Task: Create five new questions using AP term, AP sum, GP term, GP sum, and HP identification.
Show Suggested Answers
Multiple Choice
-
20
The sequence increases by 4.\[ 16+4=20 \] -
4
\[ d=11-7=4 \] -
3
\[ r=\frac{9}{3}=3 \] -
18
Here \(a=2\), \(d=4\), \(n=5\).\[ a_5=2+(5-1)4=18 \] -
HP
Reciprocals are:\[ 1,2,3,4 \]These form an AP.
Higher-Order Problems
-
AP: \(5,9,13,17,\ldots\). Here \(a=5\), \(d=4\), \(n=15\).
\[ a_{15}=5+(15-1)4=5+56=61 \]Answer = 61.
-
AP: \(3,6,9,12,\ldots\). Here \(a=3\), \(d=3\), \(n=12\).
\[ S_{12}=\frac{12}{2}\left[2(3)+(12-1)3\right] \]\[ S_{12}=6(6+33)=234 \]Answer = 234.
-
GP: \(2,4,8,16,\ldots\). Here \(a=2\), \(r=2\), \(n=7\).
\[ a_7=2\times2^6=128 \]Answer = 128.
-
GP: \(1,3,9,27,\ldots\).

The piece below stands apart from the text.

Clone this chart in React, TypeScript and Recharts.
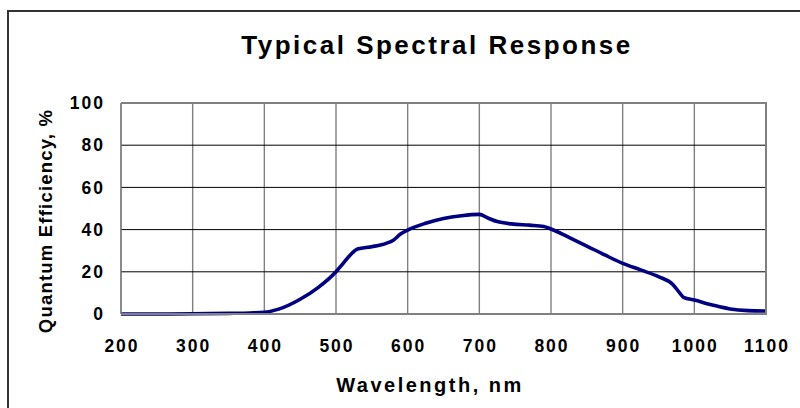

Here \(a=1\), \(r=3\), \(n=6\).
\[ S_6=\frac{1(3^6-1)}{3-1} \]\[ S_6=\frac{729-1}{2}=364 \]Answer = 364.
-
Given terms: \(1,\frac{1}{4},\frac{1}{7},\frac{1}{10}\).
Reciprocals:
\[ 1,4,7,10 \]These are in AP with common difference \(3\).
Answer = Yes, they are in HP.
Concept Matching
- Arithmetic Progression → Common difference is constant
- Geometric Progression → Common ratio is constant
- Harmonic Progression → Reciprocals form AP
- Series → Sum of terms
- Arithmetic Mean → Average of two numbers
- Geometric Mean → Square root of product of two numbers
Clue Explanation
AP depends on difference, GP depends on ratio, and HP depends on reciprocals. Once the type is identified, choose the correct formula for term or sum.
Exam tips
- Check common difference first.
- If difference fails, check common ratio.
- For HP, take reciprocals and check AP.
- Use \(a_n\) formula for term-based questions.
- Use \(S_n\) formula for sum-based questions.
- Do not use infinite GP formula unless \(|r|<1\).